Ah, the rumors were true. Google purchased YouTube for 1.65 billion dollars, making the three 20-something founders very, very wealthy after launching the start-up only a little over a year ago. All parties involved insist that nothing will change, and that YouTube will remain the youthful, underground rebel of amateur video. But already there are questions of copyright infringement, advertising, and integration with Google Video, now that the site is owned by the corporate giant. The startup, however, remains hopeful: "While there are still a lot of things to be hashed out over the coming months, many of the obstacles that used to stand in the way of us delivering you the best possible product have now been removed. And for all of you who have complained about our sucky search, well you can bet that will change. :)"
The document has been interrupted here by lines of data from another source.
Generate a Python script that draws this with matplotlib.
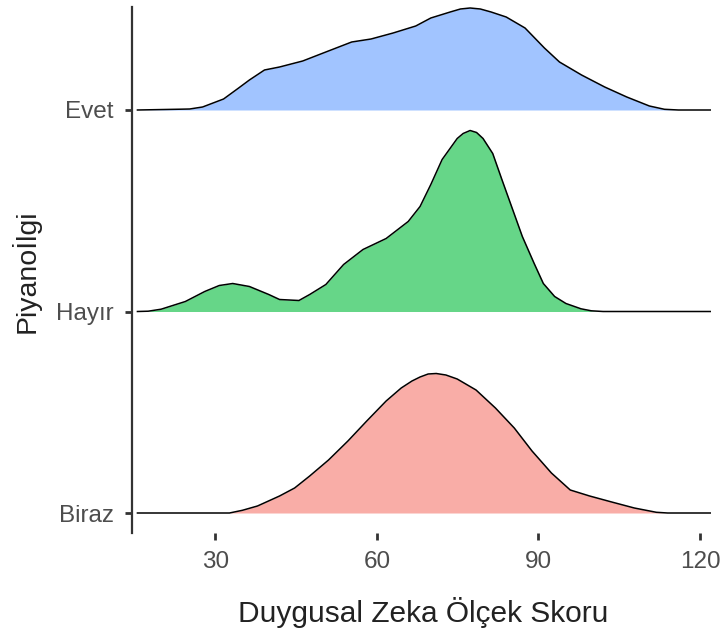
import numpy as np
import matplotlib
matplotlib.use('Agg')
import matplotlib.pyplot as plt

plt.rcParams['font.family'] = ['Liberation Sans', 'DejaVu Sans']

groups = ['Biraz', 'Hayır', 'Evet']
colors = ['#F9ADA7', '#66D688', '#A1C4FF']

# egrilerden okunan degerler (skor, yukseklik)
biraz_x = [15.5, 32.6, 35.0, 37.8, 41.9, 44.7, 47.5, 51.0, 54.6, 58.1, 61.7, 64.5, 66.5, 68.0,
           69.5, 71.0, 72.8, 74.9, 78.4, 82.0, 85.5, 88.8, 92.4, 95.9, 99.5, 103.6, 107.8,
           111.9, 114.0, 121.9]
biraz_h = [0, 0, 2.7, 7, 17, 25, 37, 53, 72, 92, 112, 125, 132, 136,
           139, 139.5, 138, 134, 123, 105, 85, 62, 40, 23, 17, 11, 5,
           0.7, 0, 0]

hayir_x = [15.5, 17.5, 19.9, 24.4, 28.0, 30.7, 33.2, 36.3, 39.9, 41.9, 45.5, 47.5, 50.5,
           53.8, 57.4, 61.7, 65.8, 68.0, 70.0, 72.1, 74.9, 76.0, 77.3, 78.5, 79.7, 81.5,
           83.2, 85.0, 87.0, 89.2, 90.9, 93.0, 95.1, 97.9, 99.8, 102.0, 121.9]
hayir_h = [0, 0.3, 2.3, 10, 20, 26, 28, 25, 17, 12, 11, 17, 27,
           47, 62, 73, 90, 105, 127, 152, 173, 178, 181, 179, 173, 158,
           132, 105, 75, 48, 28, 15, 8, 2.7, 0.7, 0, 0]

evet_x = [15.5, 23.5, 25.2, 27.6, 31.5, 34.3, 36.3, 39.1, 41.9, 46.2, 50.5, 55.3, 58.9,
          63.0, 67.2, 70.0, 73.6, 75.5, 77.3, 79.2, 81.2, 84.0, 87.5, 91.1, 93.9, 98.0,
          102.3, 106.4, 110.6, 113.4, 116.0, 121.9]
evet_h = [0, 0.8, 1, 3, 11, 22, 30, 40, 43, 49, 58, 68, 71,
          77, 84, 92, 98, 101, 102, 101, 98, 93, 82, 62, 48, 35,
          23, 13, 4, 0.7, 0, 0]

curves = [(biraz_x, biraz_h), (hayir_x, hayir_h), (evet_x, evet_h)]
scale = 1 / 201.5

fig = plt.figure(figsize=(7.23, 6.33), dpi=100)
ax = fig.add_axes([132 / 723, 1 - 533 / 633, (715.6 - 132) / 723, (533 - 7) / 633])

for i in range(len(groups) - 1, -1, -1):
    x, h = curves[i]
    x = np.array(x)
    y = i + np.array(h) * scale
    ax.fill_between(x, i, y, color=colors[i], lw=0)
    ax.plot(x, y, color='black', lw=1.1)

ax.set_xlim(14.49, 122.9)
ax.set_ylim(-20 / 201.5, 2 + 103 / 201.5)
ax.set_xticks([30, 60, 90, 120])
ax.set_yticks(range(len(groups)))
ax.set_yticklabels(groups)

for s in ['top', 'right', 'bottom']:
    ax.spines[s].set_visible(False)
ax.spines['left'].set_color('#333333')
ax.spines['left'].set_linewidth(1.6)

ax.tick_params(length=5, width=2, color='#333333', labelsize=17.5, labelcolor='#4D4D4D')
ax.tick_params(axis='x', pad=8)
ax.tick_params(axis='y', pad=8)

fig.text(423 / 723, 1 - 621.7 / 633, 'Duygusal Zeka Ölçek Skoru', ha='center', va='baseline',
         fontsize=21.5, color='#222222')
fig.text(35 / 723, 1 - 271 / 633, 'Piyanoİlgi', rotation=90, rotation_mode='anchor',
         ha='center', va='baseline', fontsize=20.5, color='#222222')

fig.savefig('out.png', dpi=100)
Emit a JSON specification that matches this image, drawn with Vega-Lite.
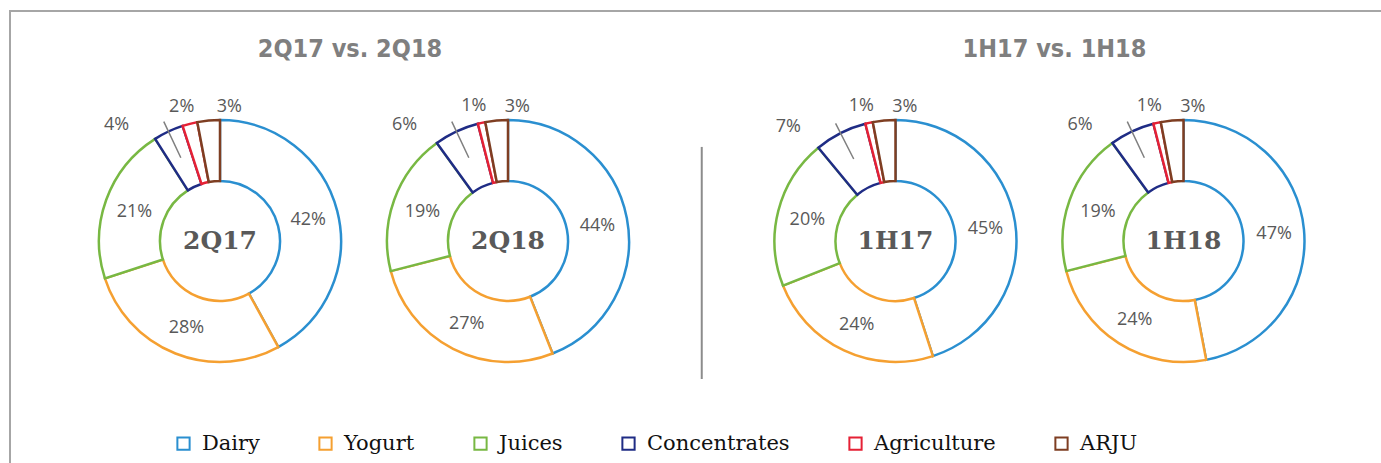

This week Palm unveiled its Treo 680, an updated version of the popular Treo smart phone with new multimedia capabilities, a lower price tag, and fun colors. For all things Palm, check out PalmAddicts, a blog run by Towleroad reader Sammy McLoughlin, which offers news updates and podcasts. The Towleroad T-shirt recently made an appearance in Sammy’s latest podcast. Thanks Sammy!
Stepping up airport security: a new concept is being test for integrating RFID technology with airport surveillance security. Every passenger could be tagged with a radio-frequency transmitter upon checking in, so that they could be monitored anywhere in the airport. "The tags could aid security by allowing airports to track the movement patterns of passengers deemed to be suspicious and prevent them from entering restricted areas." And yet once you’re deemed to be a non-threat, they still lose your luggage.
With video games more popular than ever, a new game lets users map their own face onto the character they are controlling.
The XBox war game Rainbow Six Vegas uses a web cam to take two photos
of the user’s face and then maps them onto the automatic-weapon wielding
soldier. Cool concept in general; creepy for a war game, if you ask me.